» **PROBLEM STATEMENT**: Every line of the data must be copied exactly.

______

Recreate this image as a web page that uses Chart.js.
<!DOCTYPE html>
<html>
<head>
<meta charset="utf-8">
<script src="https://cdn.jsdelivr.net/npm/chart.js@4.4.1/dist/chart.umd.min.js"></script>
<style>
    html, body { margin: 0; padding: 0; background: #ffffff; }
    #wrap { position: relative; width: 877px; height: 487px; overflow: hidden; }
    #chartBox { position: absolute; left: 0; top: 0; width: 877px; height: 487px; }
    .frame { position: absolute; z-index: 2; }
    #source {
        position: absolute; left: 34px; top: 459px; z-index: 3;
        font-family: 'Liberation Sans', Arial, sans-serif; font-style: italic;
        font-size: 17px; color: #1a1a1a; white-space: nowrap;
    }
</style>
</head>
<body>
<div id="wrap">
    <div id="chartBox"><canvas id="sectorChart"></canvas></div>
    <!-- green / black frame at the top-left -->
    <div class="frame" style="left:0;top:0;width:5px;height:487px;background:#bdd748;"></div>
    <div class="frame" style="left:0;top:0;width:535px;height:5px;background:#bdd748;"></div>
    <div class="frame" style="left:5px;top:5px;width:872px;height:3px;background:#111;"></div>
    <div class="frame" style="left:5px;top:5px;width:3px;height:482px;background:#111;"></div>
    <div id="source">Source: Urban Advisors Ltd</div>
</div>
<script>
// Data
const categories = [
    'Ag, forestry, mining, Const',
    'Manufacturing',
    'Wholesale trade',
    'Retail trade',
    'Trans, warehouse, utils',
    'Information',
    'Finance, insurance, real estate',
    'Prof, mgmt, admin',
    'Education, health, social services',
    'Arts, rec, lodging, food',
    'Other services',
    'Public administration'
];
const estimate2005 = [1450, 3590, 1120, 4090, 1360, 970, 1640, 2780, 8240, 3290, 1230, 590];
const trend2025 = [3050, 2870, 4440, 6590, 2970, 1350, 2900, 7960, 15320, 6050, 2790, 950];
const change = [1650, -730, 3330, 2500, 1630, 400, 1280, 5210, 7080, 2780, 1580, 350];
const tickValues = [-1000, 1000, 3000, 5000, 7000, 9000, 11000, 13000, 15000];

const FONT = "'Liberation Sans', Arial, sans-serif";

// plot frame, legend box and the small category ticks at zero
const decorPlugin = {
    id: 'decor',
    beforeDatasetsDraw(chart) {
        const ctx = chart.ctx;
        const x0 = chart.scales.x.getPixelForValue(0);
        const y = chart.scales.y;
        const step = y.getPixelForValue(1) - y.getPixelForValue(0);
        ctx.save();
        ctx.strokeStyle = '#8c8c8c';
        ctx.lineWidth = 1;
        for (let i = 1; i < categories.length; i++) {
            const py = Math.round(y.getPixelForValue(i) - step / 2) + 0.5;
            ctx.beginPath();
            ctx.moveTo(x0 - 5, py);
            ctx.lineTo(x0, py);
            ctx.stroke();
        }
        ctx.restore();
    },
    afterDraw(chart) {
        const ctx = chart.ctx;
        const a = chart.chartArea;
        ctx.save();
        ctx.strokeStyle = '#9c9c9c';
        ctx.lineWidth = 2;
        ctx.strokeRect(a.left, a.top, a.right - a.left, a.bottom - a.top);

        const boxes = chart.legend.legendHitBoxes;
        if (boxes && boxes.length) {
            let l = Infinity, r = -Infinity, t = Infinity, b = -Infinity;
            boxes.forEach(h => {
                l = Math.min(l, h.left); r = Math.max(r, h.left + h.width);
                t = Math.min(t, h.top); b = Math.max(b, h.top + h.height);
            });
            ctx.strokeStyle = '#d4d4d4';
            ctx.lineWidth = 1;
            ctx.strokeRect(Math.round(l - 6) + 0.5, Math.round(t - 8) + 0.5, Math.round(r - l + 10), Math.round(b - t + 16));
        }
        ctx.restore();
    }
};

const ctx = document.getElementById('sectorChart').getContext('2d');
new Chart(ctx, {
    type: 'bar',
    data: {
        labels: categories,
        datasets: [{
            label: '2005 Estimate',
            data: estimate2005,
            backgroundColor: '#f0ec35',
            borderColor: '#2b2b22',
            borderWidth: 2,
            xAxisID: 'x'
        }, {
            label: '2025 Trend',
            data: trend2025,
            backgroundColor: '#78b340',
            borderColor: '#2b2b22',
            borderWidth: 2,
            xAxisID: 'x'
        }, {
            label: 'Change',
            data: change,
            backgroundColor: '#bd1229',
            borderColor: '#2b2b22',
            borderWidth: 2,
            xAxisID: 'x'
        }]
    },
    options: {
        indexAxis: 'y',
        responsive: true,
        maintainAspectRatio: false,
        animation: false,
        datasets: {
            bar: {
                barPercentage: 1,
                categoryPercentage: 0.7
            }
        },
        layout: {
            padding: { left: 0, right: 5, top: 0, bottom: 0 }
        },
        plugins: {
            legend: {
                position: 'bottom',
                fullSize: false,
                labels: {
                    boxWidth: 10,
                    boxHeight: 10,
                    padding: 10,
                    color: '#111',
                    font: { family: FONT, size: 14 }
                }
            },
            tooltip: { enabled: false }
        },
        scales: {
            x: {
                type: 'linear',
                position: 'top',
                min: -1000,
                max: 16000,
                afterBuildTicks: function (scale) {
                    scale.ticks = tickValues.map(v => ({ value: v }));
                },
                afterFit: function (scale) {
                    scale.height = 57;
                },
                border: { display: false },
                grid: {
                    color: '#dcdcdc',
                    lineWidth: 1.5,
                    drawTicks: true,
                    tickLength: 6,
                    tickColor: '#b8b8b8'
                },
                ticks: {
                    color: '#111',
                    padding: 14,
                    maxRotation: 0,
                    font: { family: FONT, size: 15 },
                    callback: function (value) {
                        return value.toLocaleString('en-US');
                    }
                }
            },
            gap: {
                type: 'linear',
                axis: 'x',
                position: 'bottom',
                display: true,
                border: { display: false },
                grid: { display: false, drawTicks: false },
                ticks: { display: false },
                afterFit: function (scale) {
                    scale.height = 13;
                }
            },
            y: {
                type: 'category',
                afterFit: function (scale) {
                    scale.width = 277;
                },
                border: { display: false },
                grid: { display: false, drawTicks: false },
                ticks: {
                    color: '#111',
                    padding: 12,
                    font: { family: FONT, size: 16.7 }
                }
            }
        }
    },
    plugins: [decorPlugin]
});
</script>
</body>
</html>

______

» **WRITTEN ANSWER**:
Recreate this image as a web page that uses Chart.js.
<!DOCTYPE html>
<html>
<head>
<meta charset="utf-8">
<script src="https://cdn.jsdelivr.net/npm/chart.js@4.4.1/dist/chart.umd.min.js"></script>
<style>
    html, body { margin: 0; padding: 0; background: #ffffff; }
    #wrap { position: relative; width: 877px; height: 487px; overflow: hidden; }
    #chartBox { position: absolute; left: 0; top: 0; width: 877px; height: 487px; }
    .frame { position: absolute; z-index: 2; }
    #source {
        position: absolute; left: 34px; top: 459px; z-index: 3;
        font-family: 'Liberation Sans', Arial, sans-serif; font-style: italic;
        font-size: 17px; color: #1a1a1a; white-space: nowrap;
    }
</style>
</head>
<body>
<div id="wrap">
    <div id="chartBox"><canvas id="sectorChart"></canvas></div>
    <!-- green / black frame at the top-left -->
    <div class="frame" style="left:0;top:0;width:5px;height:487px;background:#bdd748;"></div>
    <div class="frame" style="left:0;top:0;width:535px;height:5px;background:#bdd748;"></div>
    <div class="frame" style="left:5px;top:5px;width:872px;height:3px;background:#111;"></div>
    <div class="frame" style="left:5px;top:5px;width:3px;height:482px;background:#111;"></div>
    <div id="source">Source: Urban Advisors Ltd</div>
</div>
<script>
// Data
const categories = [
    'Ag, forestry, mining, Const',
    'Manufacturing',
    'Wholesale trade',
    'Retail trade',
    'Trans, warehouse, utils',
    'Information',
    'Finance, insurance, real estate',
    'Prof, mgmt, admin',
    'Education, health, social services',
    'Arts, rec, lodging, food',
    'Other services',
    'Public administration'
];
const estimate2005 = [1450, 3590, 1120, 4090, 1360, 970, 1640, 2780, 8240, 3290, 1230, 590];
const trend2025 = [3050, 2870, 4440, 6590, 2970, 1350, 2900, 7960, 15320, 6050, 2790, 950];
const change = [1650, -730, 3330, 2500, 1630, 400, 1280, 5210, 7080, 2780, 1580, 350];
const tickValues = [-1000, 1000, 3000, 5000, 7000, 9000, 11000, 13000, 15000];

const FONT = "'Liberation Sans', Arial, sans-serif";

// plot frame, legend box and the small category ticks at zero
const decorPlugin = {
    id: 'decor',
    beforeDatasetsDraw(chart) {
        const ctx = chart.ctx;
        const x0 = chart.scales.x.getPixelForValue(0);
        const y = chart.scales.y;
        const step = y.getPixelForValue(1) - y.getPixelForValue(0);
        ctx.save();
        ctx.strokeStyle = '#8c8c8c';
        ctx.lineWidth = 1;
        for (let i = 1; i < categories.length; i++) {
            const py = Math.round(y.getPixelForValue(i) - step / 2) + 0.5;
            ctx.beginPath();
            ctx.moveTo(x0 - 5, py);
            ctx.lineTo(x0, py);
            ctx.stroke();
        }
        ctx.restore();
    },
    afterDraw(chart) {
        const ctx = chart.ctx;
        const a = chart.chartArea;
        ctx.save();
        ctx.strokeStyle = '#9c9c9c';
        ctx.lineWidth = 2;
        ctx.strokeRect(a.left, a.top, a.right - a.left, a.bottom - a.top);

        const boxes = chart.legend.legendHitBoxes;
        if (boxes && boxes.length) {
            let l = Infinity, r = -Infinity, t = Infinity, b = -Infinity;
            boxes.forEach(h => {
                l = Math.min(l, h.left); r = Math.max(r, h.left + h.width);
                t = Math.min(t, h.top); b = Math.max(b, h.top + h.height);
            });
            ctx.strokeStyle = '#d4d4d4';
            ctx.lineWidth = 1;
            ctx.strokeRect(Math.round(l - 6) + 0.5, Math.round(t - 8) + 0.5, Math.round(r - l + 10), Math.round(b - t + 16));
        }
        ctx.restore();
    }
};

const ctx = document.getElementById('sectorChart').getContext('2d');
new Chart(ctx, {
    type: 'bar',
    data: {
        labels: categories,
        datasets: [{
            label: '2005 Estimate',
            data: estimate2005,
            backgroundColor: '#f0ec35',
            borderColor: '#2b2b22',
            borderWidth: 2,
            xAxisID: 'x'
        }, {
            label: '2025 Trend',
            data: trend2025,
            backgroundColor: '#78b340',
            borderColor: '#2b2b22',
            borderWidth: 2,
            xAxisID: 'x'
        }, {
            label: 'Change',
            data: change,
            backgroundColor: '#bd1229',
            borderColor: '#2b2b22',
            borderWidth: 2,
            xAxisID: 'x'
        }]
    },
    options: {
        indexAxis: 'y',
        responsive: true,
        maintainAspectRatio: false,
        animation: false,
        datasets: {
            bar: {
                barPercentage: 1,
                categoryPercentage: 0.7
            }
        },
        layout: {
            padding: { left: 0, right: 5, top: 0, bottom: 0 }
        },
        plugins: {
            legend: {
                position: 'bottom',
                fullSize: false,
                labels: {
                    boxWidth: 10,
                    boxHeight: 10,
                    padding: 10,
                    color: '#111',
                    font: { family: FONT, size: 14 }
                }
            },
            tooltip: { enabled: false }
        },
        scales: {
            x: {
                type: 'linear',
                position: 'top',
                min: -1000,
                max: 16000,
                afterBuildTicks: function (scale) {
                    scale.ticks = tickValues.map(v => ({ value: v }));
                },
                afterFit: function (scale) {
                    scale.height = 57;
                },
                border: { display: false },
                grid: {
                    color: '#dcdcdc',
                    lineWidth: 1.5,
                    drawTicks: true,
                    tickLength: 6,
                    tickColor: '#b8b8b8'
                },
                ticks: {
                    color: '#111',
                    padding: 14,
                    maxRotation: 0,
                    font: { family: FONT, size: 15 },
                    callback: function (value) {
                        return value.toLocaleString('en-US');
                    }
                }
            },
            gap: {
                type: 'linear',
                axis: 'x',
                position: 'bottom',
                display: true,
                border: { display: false },
                grid: { display: false, drawTicks: false },
                ticks: { display: false },
                afterFit: function (scale) {
                    scale.height = 13;
                }
            },
            y: {
                type: 'category',
                afterFit: function (scale) {
                    scale.width = 277;
                },
                border: { display: false },
                grid: { display: false, drawTicks: false },
                ticks: {
                    color: '#111',
                    padding: 12,
                    font: { family: FONT, size: 16.7 }
                }
            }
        }
    },
    plugins: [decorPlugin]
});
</script>
</body>
</html>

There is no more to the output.